ENTRIES
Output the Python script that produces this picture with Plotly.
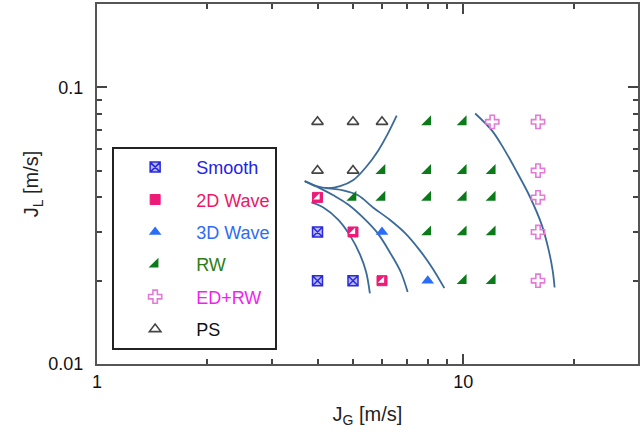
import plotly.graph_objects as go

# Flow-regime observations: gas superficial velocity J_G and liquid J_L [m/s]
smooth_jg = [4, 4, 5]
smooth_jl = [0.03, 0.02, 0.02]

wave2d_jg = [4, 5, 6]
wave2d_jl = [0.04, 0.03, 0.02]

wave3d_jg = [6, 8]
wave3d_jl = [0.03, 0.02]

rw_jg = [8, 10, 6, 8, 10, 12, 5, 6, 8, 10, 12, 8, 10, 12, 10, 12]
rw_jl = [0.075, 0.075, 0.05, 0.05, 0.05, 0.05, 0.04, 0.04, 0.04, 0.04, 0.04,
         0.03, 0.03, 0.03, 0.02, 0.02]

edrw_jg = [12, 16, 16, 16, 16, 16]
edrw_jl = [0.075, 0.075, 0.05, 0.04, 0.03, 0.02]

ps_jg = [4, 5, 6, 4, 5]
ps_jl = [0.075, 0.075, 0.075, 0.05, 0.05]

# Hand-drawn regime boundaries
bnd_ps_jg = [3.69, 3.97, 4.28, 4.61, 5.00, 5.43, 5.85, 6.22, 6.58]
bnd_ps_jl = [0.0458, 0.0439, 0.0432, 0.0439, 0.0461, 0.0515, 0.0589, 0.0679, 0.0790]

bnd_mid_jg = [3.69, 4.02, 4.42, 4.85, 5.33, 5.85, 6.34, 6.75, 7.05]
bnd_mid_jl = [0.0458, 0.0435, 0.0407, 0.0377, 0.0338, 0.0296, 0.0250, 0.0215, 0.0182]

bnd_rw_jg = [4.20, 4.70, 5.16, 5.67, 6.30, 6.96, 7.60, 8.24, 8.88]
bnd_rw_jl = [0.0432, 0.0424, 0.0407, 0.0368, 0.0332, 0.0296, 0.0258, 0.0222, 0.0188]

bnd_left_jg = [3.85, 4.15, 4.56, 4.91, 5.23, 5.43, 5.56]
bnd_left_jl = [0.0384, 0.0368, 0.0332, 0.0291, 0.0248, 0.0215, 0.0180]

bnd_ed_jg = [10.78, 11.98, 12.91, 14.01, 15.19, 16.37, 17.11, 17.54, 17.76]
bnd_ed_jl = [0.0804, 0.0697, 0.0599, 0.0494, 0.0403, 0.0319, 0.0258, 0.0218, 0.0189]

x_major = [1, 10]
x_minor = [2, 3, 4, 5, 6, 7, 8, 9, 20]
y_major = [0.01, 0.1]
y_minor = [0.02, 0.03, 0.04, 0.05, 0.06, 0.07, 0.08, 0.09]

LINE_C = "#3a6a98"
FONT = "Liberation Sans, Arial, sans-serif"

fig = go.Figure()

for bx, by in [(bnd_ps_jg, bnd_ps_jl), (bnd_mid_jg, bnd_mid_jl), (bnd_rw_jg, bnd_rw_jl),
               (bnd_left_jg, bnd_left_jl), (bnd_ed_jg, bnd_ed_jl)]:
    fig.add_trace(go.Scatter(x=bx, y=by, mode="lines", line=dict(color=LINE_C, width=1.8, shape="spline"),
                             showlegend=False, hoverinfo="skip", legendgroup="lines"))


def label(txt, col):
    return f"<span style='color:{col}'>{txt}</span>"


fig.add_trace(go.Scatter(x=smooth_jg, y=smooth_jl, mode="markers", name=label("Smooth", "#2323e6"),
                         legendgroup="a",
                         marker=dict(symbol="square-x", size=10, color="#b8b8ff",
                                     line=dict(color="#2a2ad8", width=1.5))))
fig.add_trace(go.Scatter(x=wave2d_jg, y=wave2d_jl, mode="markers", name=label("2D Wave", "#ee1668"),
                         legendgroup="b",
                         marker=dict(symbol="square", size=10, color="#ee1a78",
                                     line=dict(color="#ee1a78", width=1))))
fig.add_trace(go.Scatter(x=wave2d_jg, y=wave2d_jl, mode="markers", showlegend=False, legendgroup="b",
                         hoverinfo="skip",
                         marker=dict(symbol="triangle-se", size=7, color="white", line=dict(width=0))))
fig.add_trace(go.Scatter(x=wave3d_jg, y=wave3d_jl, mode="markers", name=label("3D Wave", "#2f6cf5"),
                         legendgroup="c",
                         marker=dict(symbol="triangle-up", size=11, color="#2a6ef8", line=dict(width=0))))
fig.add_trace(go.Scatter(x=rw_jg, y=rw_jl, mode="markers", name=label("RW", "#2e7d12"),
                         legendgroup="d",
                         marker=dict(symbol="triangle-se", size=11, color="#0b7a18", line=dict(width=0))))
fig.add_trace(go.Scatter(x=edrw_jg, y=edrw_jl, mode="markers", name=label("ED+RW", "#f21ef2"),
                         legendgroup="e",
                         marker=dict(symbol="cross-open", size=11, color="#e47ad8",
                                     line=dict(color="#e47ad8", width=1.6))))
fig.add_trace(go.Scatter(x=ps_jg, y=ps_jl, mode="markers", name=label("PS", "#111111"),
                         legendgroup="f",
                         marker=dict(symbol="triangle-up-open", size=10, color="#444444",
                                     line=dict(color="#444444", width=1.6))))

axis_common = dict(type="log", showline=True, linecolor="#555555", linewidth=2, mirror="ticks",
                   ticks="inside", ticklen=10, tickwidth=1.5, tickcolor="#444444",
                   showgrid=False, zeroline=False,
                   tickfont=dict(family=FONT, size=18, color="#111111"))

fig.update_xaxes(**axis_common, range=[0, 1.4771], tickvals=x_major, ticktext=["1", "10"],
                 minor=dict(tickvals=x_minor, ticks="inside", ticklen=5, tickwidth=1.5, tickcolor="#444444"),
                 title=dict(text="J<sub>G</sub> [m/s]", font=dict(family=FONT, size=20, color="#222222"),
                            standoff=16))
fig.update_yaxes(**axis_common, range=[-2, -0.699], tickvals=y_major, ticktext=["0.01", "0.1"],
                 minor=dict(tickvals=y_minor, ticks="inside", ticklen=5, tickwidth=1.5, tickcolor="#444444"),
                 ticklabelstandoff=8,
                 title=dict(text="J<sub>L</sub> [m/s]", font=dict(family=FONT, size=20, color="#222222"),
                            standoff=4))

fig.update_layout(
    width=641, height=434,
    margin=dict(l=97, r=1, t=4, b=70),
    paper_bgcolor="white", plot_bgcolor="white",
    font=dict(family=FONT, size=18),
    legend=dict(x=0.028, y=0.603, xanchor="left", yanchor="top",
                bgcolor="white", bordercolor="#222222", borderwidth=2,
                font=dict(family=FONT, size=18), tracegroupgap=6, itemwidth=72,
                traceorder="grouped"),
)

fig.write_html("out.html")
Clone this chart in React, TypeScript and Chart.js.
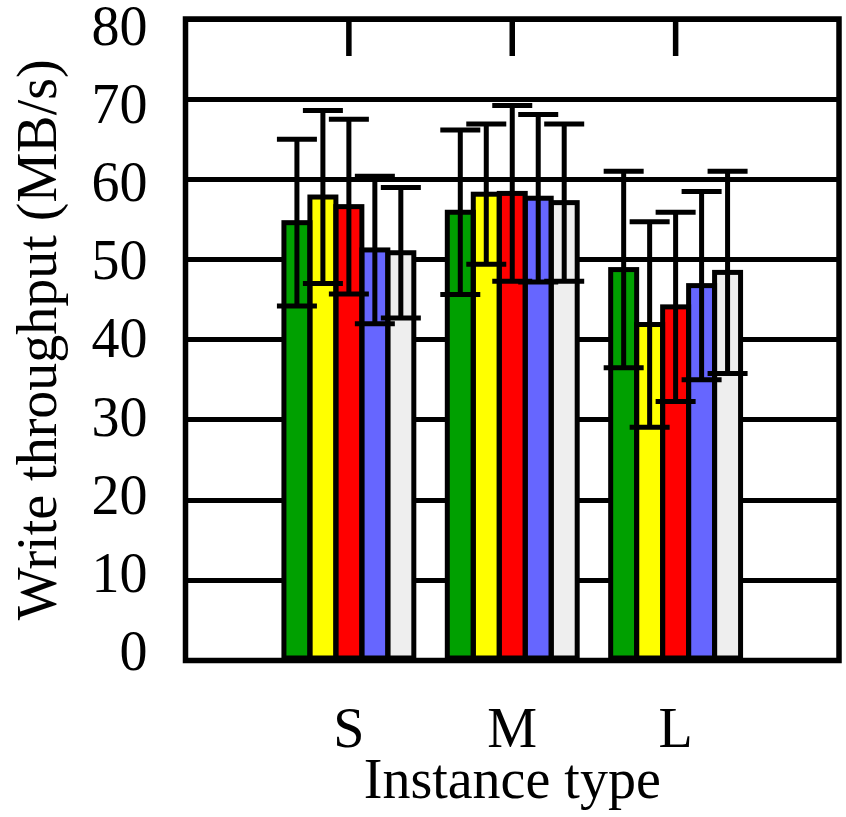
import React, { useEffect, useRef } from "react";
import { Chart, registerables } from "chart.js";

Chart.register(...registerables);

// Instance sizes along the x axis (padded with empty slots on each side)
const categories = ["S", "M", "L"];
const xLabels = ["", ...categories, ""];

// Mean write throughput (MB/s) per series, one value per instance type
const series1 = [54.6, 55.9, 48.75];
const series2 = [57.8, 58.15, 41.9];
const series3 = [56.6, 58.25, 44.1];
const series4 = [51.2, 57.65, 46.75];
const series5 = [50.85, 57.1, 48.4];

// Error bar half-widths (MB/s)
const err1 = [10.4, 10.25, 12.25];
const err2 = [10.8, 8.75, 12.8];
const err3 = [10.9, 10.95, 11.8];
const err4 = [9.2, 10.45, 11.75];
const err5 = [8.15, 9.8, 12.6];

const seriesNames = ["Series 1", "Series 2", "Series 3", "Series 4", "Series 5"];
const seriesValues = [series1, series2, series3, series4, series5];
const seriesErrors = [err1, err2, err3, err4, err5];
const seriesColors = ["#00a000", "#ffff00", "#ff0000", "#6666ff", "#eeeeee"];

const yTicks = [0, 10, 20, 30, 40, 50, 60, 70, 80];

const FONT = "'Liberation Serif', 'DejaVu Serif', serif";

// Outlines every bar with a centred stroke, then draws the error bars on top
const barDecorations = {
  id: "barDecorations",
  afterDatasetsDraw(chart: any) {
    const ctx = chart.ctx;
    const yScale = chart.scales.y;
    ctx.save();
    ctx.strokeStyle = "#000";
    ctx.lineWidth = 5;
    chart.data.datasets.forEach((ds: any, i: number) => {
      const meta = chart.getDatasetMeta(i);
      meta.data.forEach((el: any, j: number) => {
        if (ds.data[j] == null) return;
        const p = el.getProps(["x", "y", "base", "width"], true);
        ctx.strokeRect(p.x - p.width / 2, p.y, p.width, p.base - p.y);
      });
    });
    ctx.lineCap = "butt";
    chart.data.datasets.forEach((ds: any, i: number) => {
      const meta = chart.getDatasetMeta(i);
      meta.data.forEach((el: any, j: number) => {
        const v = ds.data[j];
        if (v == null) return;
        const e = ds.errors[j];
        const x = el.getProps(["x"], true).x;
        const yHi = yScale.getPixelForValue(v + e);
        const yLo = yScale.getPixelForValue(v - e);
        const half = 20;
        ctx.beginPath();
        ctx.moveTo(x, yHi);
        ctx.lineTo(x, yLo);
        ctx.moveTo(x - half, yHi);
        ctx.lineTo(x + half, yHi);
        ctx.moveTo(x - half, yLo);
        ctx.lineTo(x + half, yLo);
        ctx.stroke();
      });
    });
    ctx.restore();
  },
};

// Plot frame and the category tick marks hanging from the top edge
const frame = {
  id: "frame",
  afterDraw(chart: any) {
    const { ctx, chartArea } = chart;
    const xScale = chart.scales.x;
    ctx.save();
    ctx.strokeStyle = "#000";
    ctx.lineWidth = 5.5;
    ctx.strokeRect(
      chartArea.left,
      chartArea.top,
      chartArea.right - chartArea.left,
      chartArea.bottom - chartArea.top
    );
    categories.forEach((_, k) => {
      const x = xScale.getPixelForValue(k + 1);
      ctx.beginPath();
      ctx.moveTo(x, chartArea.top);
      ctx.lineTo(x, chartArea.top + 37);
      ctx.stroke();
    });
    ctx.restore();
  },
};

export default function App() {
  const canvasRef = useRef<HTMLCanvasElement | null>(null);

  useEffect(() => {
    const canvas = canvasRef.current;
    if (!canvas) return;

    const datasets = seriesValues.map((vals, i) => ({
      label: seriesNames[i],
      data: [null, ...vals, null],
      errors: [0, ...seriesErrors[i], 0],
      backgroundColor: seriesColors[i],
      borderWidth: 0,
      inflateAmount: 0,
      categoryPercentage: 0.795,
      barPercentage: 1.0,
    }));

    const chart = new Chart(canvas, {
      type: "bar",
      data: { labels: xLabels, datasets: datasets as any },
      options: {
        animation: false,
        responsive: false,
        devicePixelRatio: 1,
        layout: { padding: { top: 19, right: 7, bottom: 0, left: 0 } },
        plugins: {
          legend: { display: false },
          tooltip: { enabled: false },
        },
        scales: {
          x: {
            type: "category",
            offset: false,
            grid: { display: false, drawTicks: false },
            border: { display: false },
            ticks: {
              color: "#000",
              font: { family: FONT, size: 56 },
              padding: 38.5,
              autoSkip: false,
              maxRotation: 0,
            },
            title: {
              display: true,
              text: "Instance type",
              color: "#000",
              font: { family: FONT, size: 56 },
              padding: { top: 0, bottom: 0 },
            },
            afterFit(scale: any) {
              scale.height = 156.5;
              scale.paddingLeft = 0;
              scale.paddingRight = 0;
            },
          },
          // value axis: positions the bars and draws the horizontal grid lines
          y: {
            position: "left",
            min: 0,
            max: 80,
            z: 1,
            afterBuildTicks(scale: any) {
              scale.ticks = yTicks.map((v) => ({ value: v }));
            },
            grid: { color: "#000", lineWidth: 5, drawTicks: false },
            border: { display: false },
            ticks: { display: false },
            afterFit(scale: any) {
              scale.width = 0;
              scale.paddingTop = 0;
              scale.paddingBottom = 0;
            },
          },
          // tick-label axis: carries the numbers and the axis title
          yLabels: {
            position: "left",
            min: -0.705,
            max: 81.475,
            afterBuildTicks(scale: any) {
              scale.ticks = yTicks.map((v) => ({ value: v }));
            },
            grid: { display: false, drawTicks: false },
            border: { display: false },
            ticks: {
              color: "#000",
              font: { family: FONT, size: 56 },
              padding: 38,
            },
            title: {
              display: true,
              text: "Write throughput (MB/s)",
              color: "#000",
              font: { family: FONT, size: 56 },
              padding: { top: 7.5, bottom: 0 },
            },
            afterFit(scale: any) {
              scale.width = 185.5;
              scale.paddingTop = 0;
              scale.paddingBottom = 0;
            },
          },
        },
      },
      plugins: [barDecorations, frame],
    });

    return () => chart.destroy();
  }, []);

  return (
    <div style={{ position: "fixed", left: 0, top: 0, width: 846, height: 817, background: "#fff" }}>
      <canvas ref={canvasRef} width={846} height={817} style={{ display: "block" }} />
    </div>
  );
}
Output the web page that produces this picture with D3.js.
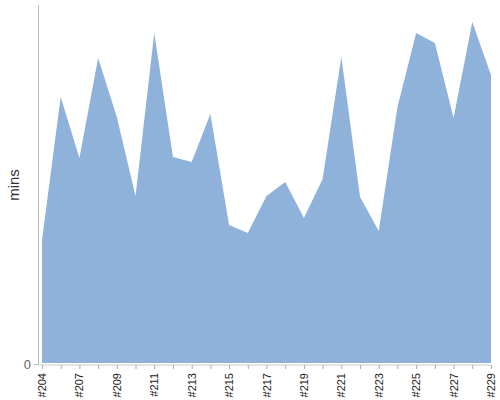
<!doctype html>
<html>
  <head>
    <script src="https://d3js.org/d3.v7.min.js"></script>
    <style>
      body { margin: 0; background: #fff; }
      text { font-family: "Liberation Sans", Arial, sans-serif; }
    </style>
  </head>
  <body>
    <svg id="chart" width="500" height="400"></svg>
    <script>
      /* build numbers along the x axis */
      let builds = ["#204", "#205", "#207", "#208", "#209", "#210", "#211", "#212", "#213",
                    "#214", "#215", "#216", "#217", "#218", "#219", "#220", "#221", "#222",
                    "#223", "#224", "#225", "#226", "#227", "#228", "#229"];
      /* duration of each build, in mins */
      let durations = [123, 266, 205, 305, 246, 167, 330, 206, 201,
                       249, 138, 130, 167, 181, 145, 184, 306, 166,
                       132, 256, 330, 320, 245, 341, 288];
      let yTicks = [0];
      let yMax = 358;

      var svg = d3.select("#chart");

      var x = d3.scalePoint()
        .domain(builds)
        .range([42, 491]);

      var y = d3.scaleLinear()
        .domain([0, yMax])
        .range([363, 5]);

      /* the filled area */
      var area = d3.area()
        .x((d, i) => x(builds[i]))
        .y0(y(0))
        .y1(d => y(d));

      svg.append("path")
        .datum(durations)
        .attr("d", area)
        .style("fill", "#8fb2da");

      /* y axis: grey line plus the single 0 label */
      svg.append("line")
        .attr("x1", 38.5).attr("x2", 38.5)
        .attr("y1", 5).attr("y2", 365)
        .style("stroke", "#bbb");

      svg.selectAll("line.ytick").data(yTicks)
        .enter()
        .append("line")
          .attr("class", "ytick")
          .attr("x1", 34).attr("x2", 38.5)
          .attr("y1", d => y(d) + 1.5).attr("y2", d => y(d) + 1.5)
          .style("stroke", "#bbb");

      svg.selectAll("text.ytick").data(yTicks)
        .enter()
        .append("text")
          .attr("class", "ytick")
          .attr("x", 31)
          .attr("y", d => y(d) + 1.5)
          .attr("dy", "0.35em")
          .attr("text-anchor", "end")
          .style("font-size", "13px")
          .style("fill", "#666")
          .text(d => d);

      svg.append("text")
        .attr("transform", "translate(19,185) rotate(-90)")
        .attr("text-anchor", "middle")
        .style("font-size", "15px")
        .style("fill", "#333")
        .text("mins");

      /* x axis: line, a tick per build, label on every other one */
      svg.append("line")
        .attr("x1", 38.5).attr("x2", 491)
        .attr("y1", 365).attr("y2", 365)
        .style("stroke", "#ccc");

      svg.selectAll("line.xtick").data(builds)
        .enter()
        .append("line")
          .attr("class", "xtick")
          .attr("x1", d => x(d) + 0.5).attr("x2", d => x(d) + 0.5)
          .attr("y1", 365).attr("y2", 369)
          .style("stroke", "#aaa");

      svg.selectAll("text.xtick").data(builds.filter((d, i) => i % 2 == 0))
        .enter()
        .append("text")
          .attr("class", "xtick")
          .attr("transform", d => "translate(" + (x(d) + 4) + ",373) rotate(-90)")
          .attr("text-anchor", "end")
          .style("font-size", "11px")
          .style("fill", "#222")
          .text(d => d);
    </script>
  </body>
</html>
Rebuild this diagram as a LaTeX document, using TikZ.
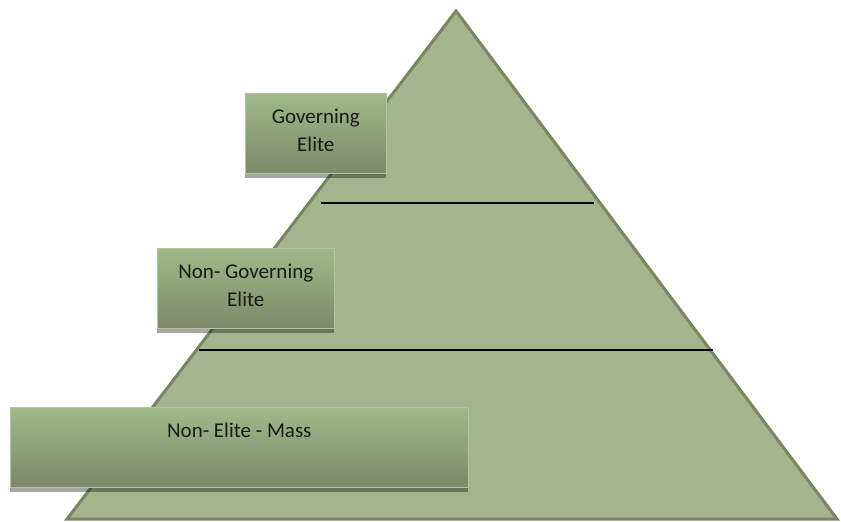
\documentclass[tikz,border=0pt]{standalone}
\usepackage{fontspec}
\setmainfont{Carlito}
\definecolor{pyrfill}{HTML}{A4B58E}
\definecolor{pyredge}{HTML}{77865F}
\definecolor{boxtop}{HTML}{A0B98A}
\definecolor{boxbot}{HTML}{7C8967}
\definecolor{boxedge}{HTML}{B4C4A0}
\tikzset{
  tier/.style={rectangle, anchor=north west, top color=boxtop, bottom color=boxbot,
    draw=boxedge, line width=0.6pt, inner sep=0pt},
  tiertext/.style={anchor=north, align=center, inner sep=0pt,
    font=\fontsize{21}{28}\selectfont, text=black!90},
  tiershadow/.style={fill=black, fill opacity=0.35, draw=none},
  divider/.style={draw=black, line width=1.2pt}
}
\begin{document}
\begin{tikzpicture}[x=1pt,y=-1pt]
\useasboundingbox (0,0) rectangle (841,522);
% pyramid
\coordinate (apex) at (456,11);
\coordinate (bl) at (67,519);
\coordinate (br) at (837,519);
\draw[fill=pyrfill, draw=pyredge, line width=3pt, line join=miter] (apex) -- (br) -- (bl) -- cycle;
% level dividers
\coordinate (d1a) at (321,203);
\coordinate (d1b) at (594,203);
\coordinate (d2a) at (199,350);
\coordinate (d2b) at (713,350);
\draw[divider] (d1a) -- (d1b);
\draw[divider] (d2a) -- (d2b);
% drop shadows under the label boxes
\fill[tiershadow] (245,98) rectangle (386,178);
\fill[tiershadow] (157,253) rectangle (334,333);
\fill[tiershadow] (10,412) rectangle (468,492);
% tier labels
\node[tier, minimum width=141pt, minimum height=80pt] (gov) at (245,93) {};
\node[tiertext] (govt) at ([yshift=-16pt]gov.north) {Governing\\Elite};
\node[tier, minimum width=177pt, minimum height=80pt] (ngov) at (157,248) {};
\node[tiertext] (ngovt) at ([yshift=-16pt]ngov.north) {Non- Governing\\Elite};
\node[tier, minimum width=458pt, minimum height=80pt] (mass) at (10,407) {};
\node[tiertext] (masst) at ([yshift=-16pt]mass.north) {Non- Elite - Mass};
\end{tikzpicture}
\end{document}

EXERCISE INSTRUCTIONS
Write out each line of the listing above, exactly, from its first line to the line holding "0.0258, 0.0222, 0.0188]", inclusive. Skip the pictures.

RESULT FOR THIS EXERCISE
Output the Python script that produces this picture with Plotly.
import plotly.graph_objects as go

# Flow-regime observations: gas superficial velocity J_G and liquid J_L [m/s]
smooth_jg = [4, 4, 5]
smooth_jl = [0.03, 0.02, 0.02]

wave2d_jg = [4, 5, 6]
wave2d_jl = [0.04, 0.03, 0.02]

wave3d_jg = [6, 8]
wave3d_jl = [0.03, 0.02]

rw_jg = [8, 10, 6, 8, 10, 12, 5, 6, 8, 10, 12, 8, 10, 12, 10, 12]
rw_jl = [0.075, 0.075, 0.05, 0.05, 0.05, 0.05, 0.04, 0.04, 0.04, 0.04, 0.04,
         0.03, 0.03, 0.03, 0.02, 0.02]

edrw_jg = [12, 16, 16, 16, 16, 16]
edrw_jl = [0.075, 0.075, 0.05, 0.04, 0.03, 0.02]

ps_jg = [4, 5, 6, 4, 5]
ps_jl = [0.075, 0.075, 0.075, 0.05, 0.05]

# Hand-drawn regime boundaries
bnd_ps_jg = [3.69, 3.97, 4.28, 4.61, 5.00, 5.43, 5.85, 6.22, 6.58]
bnd_ps_jl = [0.0458, 0.0439, 0.0432, 0.0439, 0.0461, 0.0515, 0.0589, 0.0679, 0.0790]

bnd_mid_jg = [3.69, 4.02, 4.42, 4.85, 5.33, 5.85, 6.34, 6.75, 7.05]
bnd_mid_jl = [0.0458, 0.0435, 0.0407, 0.0377, 0.0338, 0.0296, 0.0250, 0.0215, 0.0182]

bnd_rw_jg = [4.20, 4.70, 5.16, 5.67, 6.30, 6.96, 7.60, 8.24, 8.88]
bnd_rw_jl = [0.0432, 0.0424, 0.0407, 0.0368, 0.0332, 0.0296, 0.0258, 0.0222, 0.0188]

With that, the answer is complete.